Maverick war sein Spitzname. In der texanischen Viehzucht steht der Name für Rinder, die kein Brandzeichen tragen, keiner Herde folgen. John Sidney McCain III war stolz, wenn sie ihn so nannten. Er war ein konservativer Republikaner, aber eben auch ein unabhängiger Kopf, der ohne Umschweife sagte, was ihm durch den Kopf ging. Ohne sich um die Parteilinie zu scheren. Viele solcher Originale gibt es nicht mehr im US-Kongress mit seinen tiefen Gräben zwischen Demokraten und Republikanern. Auch deshalb fühlt sich der Tod McCains an wie das Ende einer Ära.

1982 wurde er zum Abgeordneten gewählt, 1986 zum Senator. Im Jahr 2000, er bewarb sich erstmals für die Präsidentschaft, kam er nicht über die Vorwahlen hinaus, besiegt von George W. Bush. 2008 kürten ihn die Republikaner zwar zum Kandidaten fürs Weiße Haus, doch diesmal verlor er gegen Barack Obama, den Hoffnungsträger. McCain, ein glühender Befürworter der Irak-Invasion, stand für ein Kapitel amerikanischer Hybris, das eine ernüchterte Mehrheit der Wähler nur noch beenden wollte. Im Schock der Finanzkrise redete er so unbeirrt von der Großartigkeit Amerikas, dass sich der Eindruck aufdrängte, der Mann habe den Ernst der Lage nicht annähernd begriffen. Gleichwohl ließ er sich nie dazu herab, Kontrahenten persönlich zu attackieren.

Der Maverick McCain, im Parlament hat er Brücken über Parteienschluchten gebaut, wann immer er Reformen für richtig hielt. Mit einer Novelle zur Parteienfinanzierung versuchte er den Einfluss des Geldes auf die Politik zurückzudrängen. Was letztlich scheiterte. 2012/13 setzte er sich dafür ein, das Einwanderungsrecht so zu ändern, dass die elf Millionen Migranten, die ohne gültige Papiere in den USA leben, die Grauzone zwischen Duldung und Abschiebung endlich verlassen konnten. Auch dieser Anlauf führte zu nichts. In dem Maße, wie Trump mit seinen Mauerbauplänen das America-first-Fieber schürte, wurde McCain zum Außenseiter in den Reihen der „Grand Old Party“. Eine Rolle, die er genoss.

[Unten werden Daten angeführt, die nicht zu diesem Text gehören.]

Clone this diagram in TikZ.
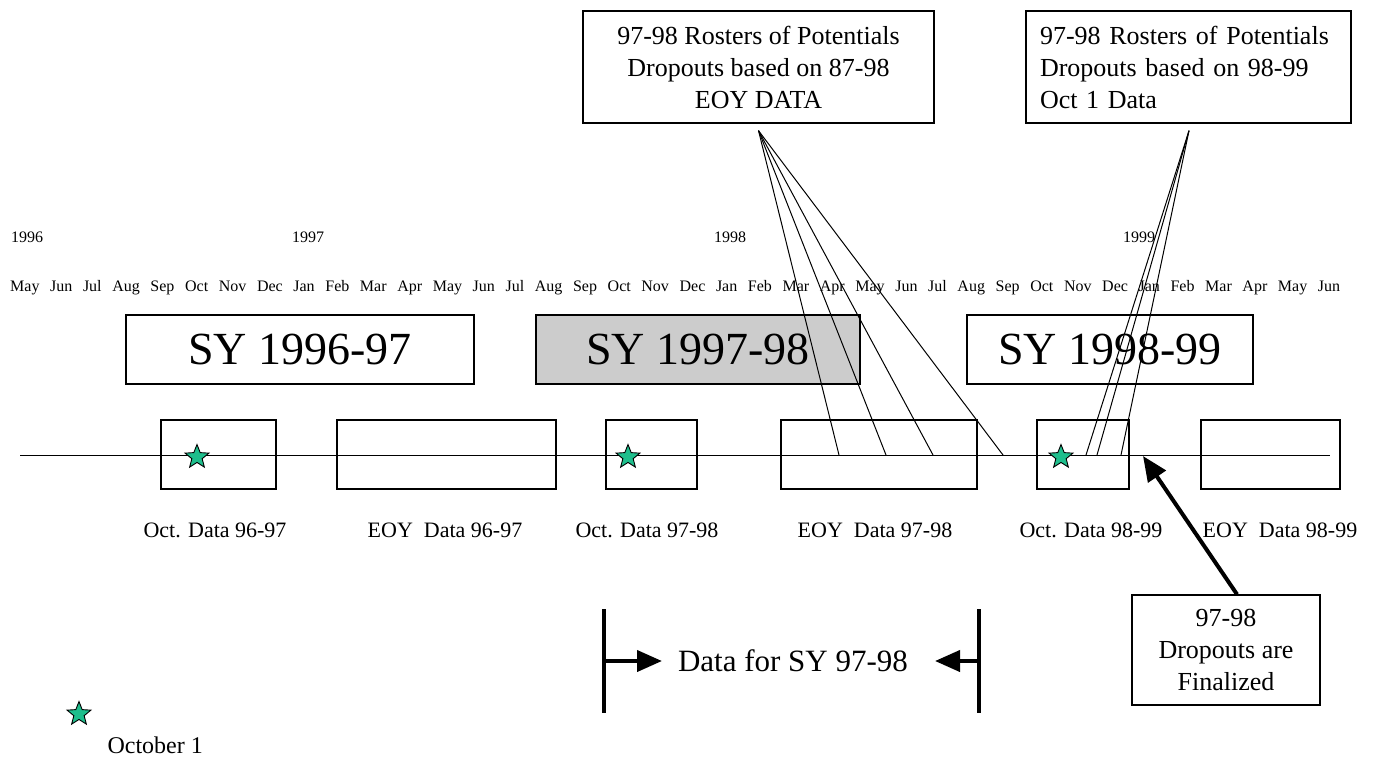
\documentclass[tikz,border=0pt]{standalone}
\usepackage{fontspec}
\setmainfont{Liberation Serif}
\usetikzlibrary{shapes.geometric,arrows.meta,calc}
\definecolor{starc}{RGB}{30,190,140}
\definecolor{shade}{RGB}{204,204,204}

\begin{document}
\begin{tikzpicture}[x=1pt,y=-1pt,
  box/.style={draw, line width=1.3pt, inner sep=0pt},
  thin/.style={line width=1pt},
  thick arrow/.style={line width=4pt, -{Triangle[length=25pt,width=21pt]}},
  bar/.style={line width=4pt},
  oct/.style={star, star points=5, star point ratio=2.3, minimum size=25pt,
              inner sep=0pt, draw, line width=0.9pt, fill=starc},
  yearlbl/.style={font=\fontsize{16}{18}\selectfont},
  sylbl/.style={box, font=\fontsize{46}{50}\selectfont, minimum height=69pt},
  datalbl/.style={font=\fontsize{22}{24}\selectfont},
  notebox/.style={box, font=\fontsize{26}{32}\selectfont, minimum height=112pt}]

\useasboundingbox (0,0) rectangle (1381,766);

% roster notes at the top
\node[notebox, minimum width=351pt, align=center] (rost1) at (758.5,67)
  {97-98 Rosters of Potentials\\Dropouts based on 87-98\\EOY DATA};
\node[notebox, minimum width=325pt, text width=297pt, align=left] (rost2) at (1188.5,67)
  {97-98 Rosters of Potentials\\Dropouts based on 98-99\\Oct 1 Data};

% calendar years and months
\node[yearlbl] (y96) at (27,237) {1996};
\node[yearlbl] (y97) at (308,237) {1997};
\node[yearlbl] (y98) at (730,237) {1998};
\node[yearlbl] (y99) at (1139,237) {1999};
\node[anchor=west, inner sep=0pt, font=\fontsize{16}{18}\selectfont] (months) at (10,288)
  {\makebox[1330pt][s]{May Jun Jul Aug Sep Oct Nov Dec Jan Feb Mar Apr May Jun Jul Aug Sep Oct Nov Dec Jan Feb Mar Apr May Jun Jul Aug Sep Oct Nov Dec Jan Feb Mar Apr May Jun}};

% school years
\node[sylbl, minimum width=348pt] (sy96) at (300,349.5) {SY 1996-97};
\node[sylbl, minimum width=324pt, fill=shade] (sy97) at (698,349.5) {SY 1997-98};
\node[sylbl, minimum width=286pt] (sy98) at (1110,349.5) {SY 1998-99};

% time line
\coordinate (t0) at (20,455);
\coordinate (t1) at (1330,455);
\draw[thin] (t0) -- (t1);

% data collection windows
\node[box, minimum width=115pt, minimum height=69pt] (oct96) at (218.5,454.5) {};
\node[box, minimum width=219pt, minimum height=69pt] (eoy96) at (446.5,454.5) {};
\node[box, minimum width=91pt,  minimum height=69pt] (oct97) at (651.5,454.5) {};
\node[box, minimum width=196pt, minimum height=69pt] (eoy97) at (879,454.5) {};
\node[box, minimum width=92pt,  minimum height=69pt] (oct98) at (1083,454.5) {};
\node[box, minimum width=139pt, minimum height=69pt] (eoy98) at (1270.5,454.5) {};

\node[datalbl] (loct96) at (215,530) {Oct. Data 96-97};
\node[datalbl] (leoy96) at (445,530) {EOY\ \ Data 96-97};
\node[datalbl] (loct97) at (647,530) {Oct. Data 97-98};
\node[datalbl] (leoy97) at (875,530) {EOY\ \ Data 97-98};
\node[datalbl] (loct98) at (1091,530) {Oct. Data 98-99};
\node[datalbl] (leoy98) at (1280,530) {EOY\ \ Data 98-99};

% October 1 markers
\node[oct] (s96) at (197,457) {};
\node[oct] (s97) at (628,457) {};
\node[oct] (s98) at (1061,457) {};

% fan of lines from the roster notes down to the time line
\coordinate (ap1) at ($(rost1.south)+(0,7)$);
\coordinate (e1) at (839,455);
\coordinate (e2) at (886,455);
\coordinate (e3) at (933,455);
\coordinate (e4) at (1003,455);
\foreach \p in {e1,e2,e3,e4} \draw[thin] (ap1) -- (\p);

\coordinate (ap2) at ($(rost2.south)+(0.5,7)$);
\coordinate (f1) at (1086,455);
\coordinate (f2) at (1097,455);
\coordinate (f3) at (1121,455);
\foreach \p in {f1,f2,f3} \draw[thin] (ap2) -- (\p);

% finalization note
\node[notebox, minimum width=188pt, minimum height=110pt, align=center] (fin) at (1226,650)
  {97-98\\Dropouts are\\Finalized};
\coordinate (fintip) at (1143,456);
\draw[thick arrow] ($(fin.north)+(11,0)$) -- (fintip);

% data range bracket for SY 97-98
\coordinate (lb1) at (604,609);
\coordinate (lb2) at (604,713);
\coordinate (rb1) at (979,609);
\coordinate (rb2) at (979,713);
\draw[bar] (lb1) -- (lb2);
\draw[bar] (rb1) -- (rb2);
\node[font=\fontsize{31}{34}\selectfont] (range) at (793,661) {Data for SY 97-98};
\coordinate (lm) at (604,661);
\coordinate (ltip) at (662,661);
\coordinate (rm) at (979,661);
\coordinate (rtip) at (935,661);
\draw[thick arrow] (lm) -- (ltip);
\draw[thick arrow] (rm) -- (rtip);

% legend
\node[oct] (legstar) at (79,714) {};
\node[anchor=west, font=\fontsize{24}{26}\selectfont] (legtxt) at (104,745) {October 1};
\end{tikzpicture}
\end{document}
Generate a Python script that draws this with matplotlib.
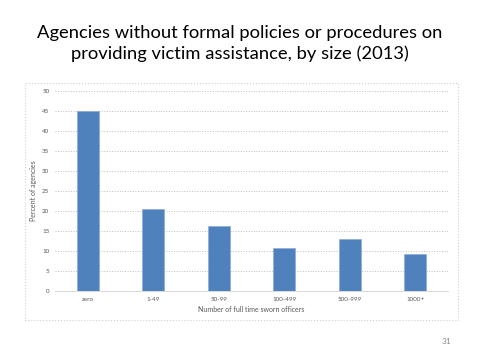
import matplotlib.pyplot as plt
from matplotlib.patches import Rectangle

# data
categories = ["zero", "1-49", "50-99", "100-499", "500-999", "1000+"]
percent = [45, 20.5, 16.25, 10.75, 13, 9.25]

plt.rcParams['font.family'] = ['Lato', 'DejaVu Sans']

fig = plt.figure(figsize=(4.8, 3.6), dpi=100)
fig.text(0.5, 0.88, "Agencies without formal policies or procedures on\nproviding victim assistance, by size (2013)",
         ha="center", va="center", fontsize=13.2, linespacing=1.35)

# chart frame
fig.patches.append(Rectangle((25 / 480, 1 - 320 / 360), 433 / 480, 237 / 360, transform=fig.transFigure,
                             fill=False, edgecolor="#d0d0d0", linestyle=":", linewidth=0.8))

ax = fig.add_axes([55 / 480, 1 - 291 / 360, 393 / 480, 200 / 360])
x = range(len(categories))
ax.bar(x, percent, width=0.34, color="#4f81bd", edgecolor="#8eaadb", linewidth=0.5, zorder=3)
ax.set_xlim(-0.5, len(categories) - 0.5)
ax.set_ylim(0, 50)
ax.set_yticks(range(0, 51, 5))
ax.set_xticks(list(x))
ax.set_xticklabels(categories)
ax.tick_params(labelsize=4.5, length=0, colors="#595959", pad=4)
ax.yaxis.grid(True, linestyle=":", color="#bfbfbf", linewidth=0.7, zorder=0)
for s in ["top", "right", "left"]:
    ax.spines[s].set_visible(False)
ax.spines["bottom"].set_color("#d9d9d9")
ax.spines["bottom"].set_linewidth(0.7)
ax.set_ylabel("Percent of agencies", fontsize=5, color="#595959", labelpad=4)
ax.set_xlabel("Number of full time sworn officers", fontsize=5, color="#595959", labelpad=3)

fig.text(447 / 480, 1 - 342 / 360, "31", fontsize=6, color="#8c8c8c", ha="center", va="center")

plt.savefig("out.png", dpi=100)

Im Juli 2017, der Senat hatte über das Schicksal von Obamas Gesundheitsreform zu befinden, trat er vor, im Gesicht noch die frischen Narben einer Krebsoperation, ließ seine Hand eine Weile flattern – und senkte schließlich den Daumen, gegen die eigenen Parteifreunde stimmend. Eine spektakuläre Geste, die das Aus für „Obamacare“ vorübergehend verhinderte.

Dass ihn viele als Helden verehren, hat mit Vietnam zu tun. 1967 wurde das Kampfflugzeug, an dessen Steuerknüppel er saß, über Hanoi abgeschossen. McCain katapultierte sich aus der Maschine, brach sich beide Arme und ein Bein und geriet in Kriegsgefangenschaft. Irgendwann machte die nordvietnamesische Regierung ihm, dem Sohn eines Flottenadmirals, das Angebot, früher als seine Kameraden entlassen zu werden. McCain lehnte ab, es hätte gegen seinen Ehrenkodex verstoßen. Er blieb.

Auch für Amerikaner, die politisch nichts mit ihm am Hut haben, ist er damit der Gegenentwurf zu Trump, der sich einen Fersensporn attestieren ließ, um Vietnam zu entgehen. Die beiden trennt bis zuletzt vieles. Trump, soll McCain schon Monate vor seinem Tod verfügt haben, möge seiner Trauerfeier bitte fernbleiben.